My bookshelves have been messily stacked instead of organized for over a year. It used to be my favorite thing to do when we moved, but the last two times, I organized them just a few months before we were asked to pack them up and move again. So this time I waited ages before organizing them again. As many books as I have now, it's tedious instead of fun to keep doing it (and I really didn't want to jinx us into moving again). But I finally got to the point where it was more annoying not to find the book I wanted than to spend a week stacking them on the living room rug and reassembling them on my shelves. 

In forward-facing writing news, a bunch of stuff has appeared or been published lately. This essay about the Teen Agers, which surprised me by doing pretty well, and this essay about Cop Rock, which surprised me by sinking like a stone. This interview with Kate Durbin was a small part of a large raft of publicity for her new book, but it meant a lot to me. This podcast featured me, about as enthusiastic and opinionated as I ever get. This issue of a fascinating literary project featured a bunch of my horse cross-stitches (keep clicking on the spinning object at the bottom). And this very nice review of Ceremonials appeared. 

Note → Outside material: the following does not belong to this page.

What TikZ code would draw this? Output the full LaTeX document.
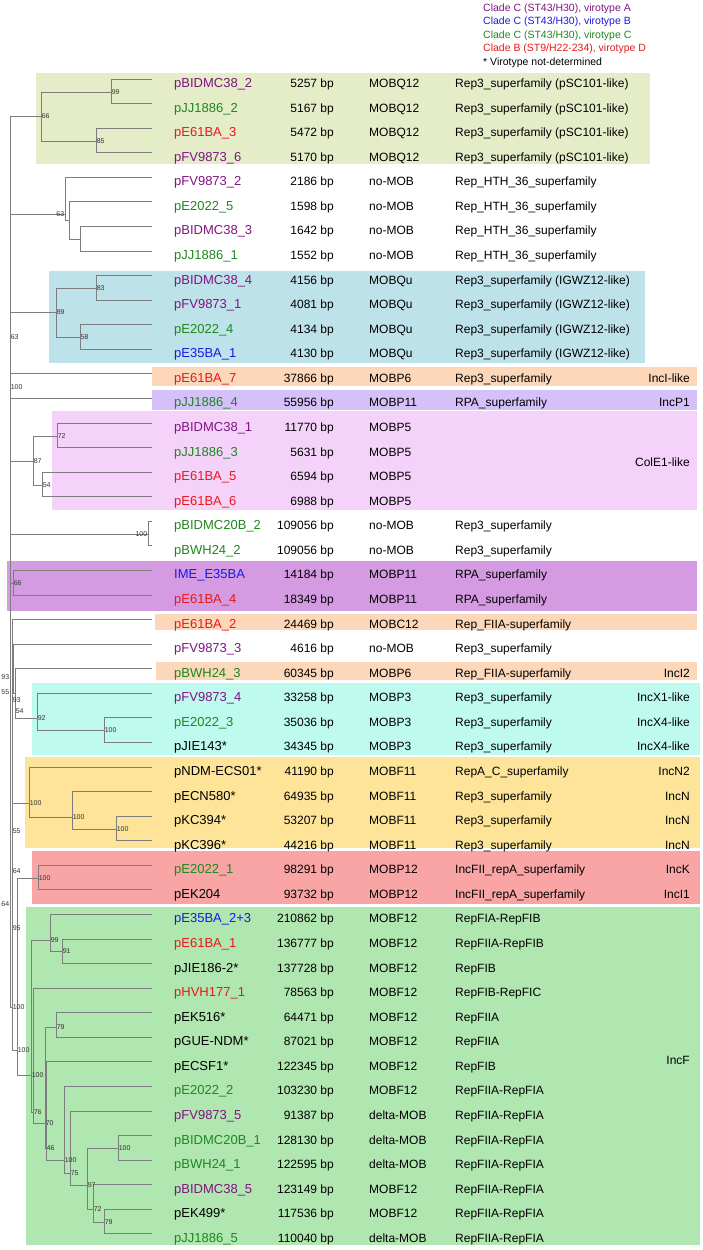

In inward-facing writing news, I started a new blog for the book project I might be doing after I finish the bad film book. That project is a catalogue of the films of 1977, and I'm not sure of the final form it will take - a general discussion of trends and significance that mentions many films, or an encyclopedic listing of the films and how they cohere to trends and significance. In any event, I'm watching as many films from that year as I can, and offering up my notes on them here. It's less a blog like this one than it is an online notebook to help me track my progress. 

One thing I'm less learning than I am seeing in action is how much old years are like new years. Most of what I'm watching is mediocre, or genuine dreck. While I still think 1977 is meaningful in cinema history, I also think I've likely seen most of the gems already, because they have lasted and been talked about. There's a lot of cinematic dreck in a given year and we live through it in real time, but the stuff that's worth watching later usually sits in the thresher, glittering, while the chaff blows off and away. Watching more of the films from a given year demonstrates that films aren't getting worse; we just don't usually watch the bad ones four decades later. 

What's ahead of me is a lot of hard work, no matter how you slice it. After I finish the bad film book, I've either got the 1977 book or the Casablanca book ahead, and I have three finished or near-finished books I'd like to get published, all of which have very different audiences. I should probably find an agent if I can, although I'm frustrated and doubtful about that, and it's too long to get into why. I'm contemplating plunging into an extremely difficult long-term project (not writing, but literary) and am genuinely scared of the work it will take to do it. 

I'm feeling discouraged, is the point. Lots of things are clicking, and I'm certainly counting my blessings. But although there are five shelves of books I've read, my eye keeps jumping back to those two I haven't.